Rahul Gandhi holds key to passage of GST Bill
07 Dec 2015
The return of Congress president Sonia Gandhi from her trip abroad on Sunday has made the government optimistic enough to list the Goods and Services Tax Bill, 2014 in this week's business in the Rajya Sabha, but the NDA's floor managers reportedly lament that the government still does not have a ''handle'' on how to deal with the man whose word will weigh the most in breaking the impasse - Congress vice-president Rahul Gandhi.
Reports say that while older networks between senior leaders of both parties are active, the current leadership in the BJP has no channel of communication with the junior Gandhi.

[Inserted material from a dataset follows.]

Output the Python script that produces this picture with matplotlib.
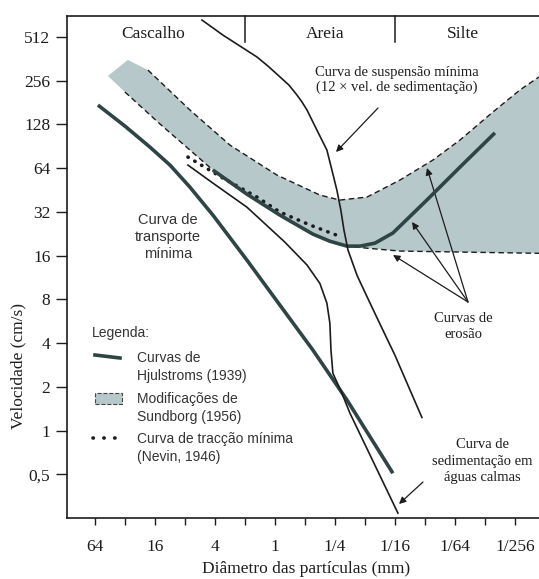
import matplotlib
matplotlib.use("Agg")
import matplotlib.pyplot as plt
from matplotlib.patches import Rectangle
from matplotlib.lines import Line2D
from matplotlib.transforms import blended_transform_factory

plt.rcParams['font.family'] = ['Liberation Serif', 'DejaVu Serif']
SANS = ['Liberation Sans', 'DejaVu Sans']

# diameters in mm, velocities in cm/s
susp_d = [5.40, 3.33, 1.516, 1.175, 0.891, 0.724, 0.601, 0.536, 0.477, 0.379, 0.301, 0.268, 0.239, 0.218,
          0.203, 0.185, 0.150, 0.111, 0.0844, 0.0625, 0.0335]
susp_v = [670, 528, 373, 323, 272, 239, 204, 183, 161, 117, 85.3, 62.1, 45.2, 32.9,
          24.0, 17.5, 11.7, 7.53, 5.07, 3.30, 1.23]

sed_d = [7.46, 4.19, 1.91, 0.794, 0.477, 0.354, 0.301, 0.281, 0.274, 0.262, 0.213, 0.177, 0.0583]
sed_v = [67.2, 50.5, 34.5, 19.8, 13.8, 10.3, 7.53, 5.48, 3.58, 2.48, 1.81, 1.32, 0.27]

transp_d = [59.7, 32, 17.96, 11.3, 7.13, 4.19, 1.91, 0.891, 0.416, 0.189, 0.0655]
transp_v = [174, 124.7, 89.4, 67.2, 47.4, 30.4, 14.9, 7.30, 3.58, 1.62, 0.508]

eros_d = [4.19, 1.91, 0.891, 0.416, 0.281, 0.189, 0.140, 0.0992, 0.0655, 0.0299, 0.0139, 0.0062]
eros_v = [62.1, 42.4, 30.4, 22.5, 20.1, 18.6, 18.6, 19.5, 22.9, 38.6, 65.1, 112]

band_up_d = [29.9, 18.8, 7.13, 2.83, 0.955, 0.354, 0.223, 0.119, 0.0557, 0.026, 0.0139, 0.00649, 0.00348, 0.00224]
band_up_v = [356, 303, 161, 92.3, 57.4, 41.8, 38.6, 40.5, 53.0, 72.8, 100, 156, 221, 272]

band_lo_d = [47.4, 32, 14.25, 7.13, 4.19, 1.91, 0.891, 0.416, 0.281, 0.189, 0.119, 0.0557, 0.0118, 0.00224]
band_lo_v = [276, 214, 129, 85.3, 62.1, 42.4, 30.4, 22.5, 20.1, 18.6, 18.0, 17.2, 16.9, 16.6]

nevin_d = [7.46, 3.33, 1.516, 0.891, 0.445, 0.239]
nevin_v = [76.3, 54.7, 40.5, 31.9, 26.0, 22.1]

x_ticks = [2.0 ** k for k in range(6, -9, -1)]
x_labels = ['64', '', '16', '', '4', '', '1', '', '1/4', '', '1/16', '', '1/64', '', '1/256']
y_ticks = [0.5, 1, 2, 4, 8, 16, 32, 64, 128, 256, 512]
y_labels = ['0,5', '1', '2', '4', '8', '16', '32', '64', '128', '256', '512']
class_edges = [2, 1 / 16]

INK = '#1c1c1c'
THICK = '#2f4545'
BAND = '#b7c8ca'

W, H = 539, 579
fig = plt.figure(figsize=(W / 100, H / 100), dpi=100)
ax = fig.add_axes([67 / W, 1 - 518 / H, 1 - 67 / W, 502 / H])


def px(x, y):
    return (x / W, 1 - y / H)


ax.set_xscale('log', base=2)
ax.set_yscale('log', base=2)

# Sundborg band
ax.fill(band_up_d + band_lo_d[::-1], band_up_v + band_lo_v[::-1], color=BAND, lw=0, zorder=1)
ax.plot(band_up_d[1:], band_up_v[1:], color=INK, lw=1.0, ls=(0, (4, 2.5)), zorder=2)
ax.plot(band_lo_d[1:], band_lo_v[1:], color=INK, lw=1.0, ls=(0, (4, 2.5)), zorder=2)

ax.plot(nevin_d, nevin_v, color=INK, lw=2.6, ls=(0, (0.1, 2.1)), dash_capstyle='round', zorder=3)
ax.plot(eros_d, eros_v, color=THICK, lw=2.6, solid_capstyle='butt', solid_joinstyle='round', zorder=4)
ax.plot(transp_d, transp_v, color=THICK, lw=2.6, solid_capstyle='butt', solid_joinstyle='round', zorder=4)
ax.plot(susp_d, susp_v, color=INK, lw=1.2, solid_joinstyle='round', zorder=5)
ax.plot(sed_d, sed_v, color=INK, lw=1.2, solid_joinstyle='round', zorder=5)

ax.set_xlim(122, 0.00224)
ax.set_ylim(0.25, 714)
ax.minorticks_off()
ax.set_xticks(x_ticks, x_labels)
ax.set_yticks(y_ticks, y_labels)
ax.tick_params(axis='x', direction='out', length=5, width=1, pad=10, labelsize=12.5, colors=INK)
ax.tick_params(axis='y', direction='out', length=8, width=1, pad=4, labelsize=12.5, colors=INK)
ax.spines['right'].set_visible(False)
for s in ['top', 'left', 'bottom']:
    ax.spines[s].set_linewidth(1.2)
    ax.spines[s].set_color(INK)

# size classes header
trans = blended_transform_factory(ax.transData, ax.transAxes)
for e in class_edges:
    ax.plot([e, e], [1, 0.948], transform=trans, color=INK, lw=1.1, clip_on=False)
fig.text(*px(153, 34), 'Cascalho', ha='center', va='center', fontsize=12.5, color=INK)
fig.text(*px(325, 34), 'Areia', ha='center', va='center', fontsize=12.5, color=INK)
fig.text(*px(463, 34), 'Silte', ha='center', va='center', fontsize=12.5, color=INK)

fig.text(*px(18, 366), 'Velocidade (cm/s)', rotation=90, ha='center', va='center', fontsize=12.5, color=INK)
fig.text(*px(306, 569), 'Diâmetro das partículas (mm)', ha='center', va='center', fontsize=12.5, color=INK)

# annotations
arrow = dict(arrowstyle='-|>', color=INK, lw=0.9, mutation_scale=10, shrinkA=0, shrinkB=0)
fig.text(*px(397, 80), 'Curva de suspensão mínima\n(12 × vel. de sedimentação)', ha='center', va='center',
         fontsize=10.5, color=INK, linespacing=1.15)
ax.annotate('', xy=px(336, 152), xytext=px(378, 108), xycoords='figure fraction', arrowprops=arrow)

fig.text(*px(463, 327), 'Curvas de\nerosão', ha='center', va='center', fontsize=10.5, color=INK, linespacing=1.3)
for tip in [(427, 168), (412, 222), (393, 255)]:
    ax.annotate('', xy=px(*tip), xytext=px(468, 302), xycoords='figure fraction', arrowprops=arrow)

fig.text(*px(482, 461), 'Curva de\nsedimentação em\náguas calmas', ha='center', va='center',
         fontsize=10.5, color=INK, linespacing=1.3)
ax.annotate('', xy=px(399, 504), xytext=px(423, 482), xycoords='figure fraction', arrowprops=arrow)

fig.text(*px(168, 237), 'Curva de\ntransporte\nmínima', ha='center', va='center', fontsize=10.5,
         family=SANS, color='#333333', linespacing=1.25)

# legend
fig.text(*px(92, 333), 'Legenda:', ha='left', va='center', fontsize=10, family=SANS, color='#333333')
fig.add_artist(Line2D([95 / W, 120 / W], [1 - 355 / H, 1 - 358 / H], transform=fig.transFigure,
                      color=THICK, lw=2.6))
fig.text(*px(137, 367), 'Curvas de\nHjulstroms (1939)', ha='left', va='center', fontsize=10, family=SANS,
         color='#333333', linespacing=1.3)
fig.add_artist(Rectangle(px(95, 404), 27 / W, 11 / H, transform=fig.transFigure, facecolor=BAND,
                         edgecolor='#444444', ls='--', lw=0.8))
fig.text(*px(137, 408), 'Modificações de\nSundborg (1956)', ha='left', va='center', fontsize=10, family=SANS,
         color='#333333', linespacing=1.3)
fig.add_artist(Line2D([93 / W, 122 / W], [1 - 438 / H, 1 - 438 / H], transform=fig.transFigure,
                      color=INK, lw=2.6, ls=(0, (0.1, 2.9)), dash_capstyle='round'))
fig.text(*px(137, 448), 'Curva de tracção mínima\n(Nevin, 1946)', ha='left', va='center', fontsize=10,
         family=SANS, color='#333333', linespacing=1.3)

fig.savefig('out.png', dpi=100)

The tea invitation by Prime Minister Narendra Modi to former Prime Minister Manmohan Singh and Congress president Sonia Gandhi a few days ago was an icebreaker that had been much awaited. It signalled that both sides wanted to move away from their year-long attitudes since the results of the general elections of 2014. It was also, in the words of one senior government minister, an ''attempt to combine Manmohan Singh's wisdom with regard to GST, and authority over the Congress that vested with Sonia Gandhi.''
Except that some of that authority seems vested with Rahul Gandhi and nobody in the government has been talking to him. ''Parliamentary strategy seems to be run by Mr Gandhi and his advisors, his very harsh speech in the Lok Sabha on the tolerance debate and targeting General V K Singh in the Rajya Sabha are pointers that he wants this parliamentary disarray to continue,'' said a source.
The government's only hope, according to strategists, is that senior leaders in the party may persuade Rahul that obstructionism on the GST could isolate the Congress in the Opposition ranks. ''Most smaller parties are on board on the GST,'' said the source.
Sources in the Congress said that in internal meetings as of now, Gandhi is more interested in cornering the government than helping it pass India's biggest tax reform measure in the recent years. Its parliamentary party leader Mallikarjuna Kharge was snubbed twice when he tried to raise the issue with Rahul in internal meetings last week. ''Let's see,'' was all Gandhi said on the GST in response to Kharge, according to sources.
With the Congress set to meet on Tuesday to firm up its position on the GST Bill post the tea session, it wouldn't be a bad idea for the government to work up those telephone lines.